I have conversations with other actresses all the time about that. They don't try to pit young boys against each other like, "Who wore it best?!" They aren't like, "Who wore the Dolce suit better?!" No one does that with boys. But with girls, for some reason, they love the drama in it. It's their high school ways coming out. I'm really good friends with Abigail Breslin. She's a little bit older than me and we'd always known each other, but we became really good friends a little bit ago. It's funny how they're always like, "So-and-so and So-and-so battling it out!" No! That's not the way it is.
You have four older brothers. When work gets overwhelming, are they good at teasing you and cutting the tension?
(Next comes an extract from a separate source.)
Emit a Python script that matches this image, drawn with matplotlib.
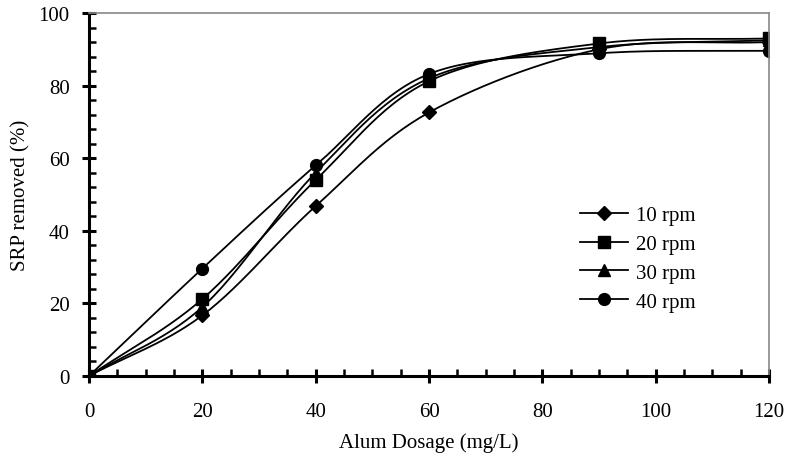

I'm always kept down to earth by my brothers and my mom. They're always keeping me in my place and showing me that this is a privilege. I'm incredibly blessed to be able to do all of this, and that's the way we have to look at it. A lot of people will get in over their heads and start realizing how much press they're getting. They start reading the comments, and what my mom has always said is, "If you believe the good, then you're going to believe the bad." So I try to just keep on my path and we follow our instincts, which is definitely a gamble, but it's what I love doing so it's worth it.
What would you be doing if you weren't acting?
If I wasn't an actor, I'd probably be a normal girl. But I think I would definitely be a part of this industry in someway. When I'm older, it'd be producing or directing or writing—which I still want to do if I'm not successful as an actor, which I pray I am.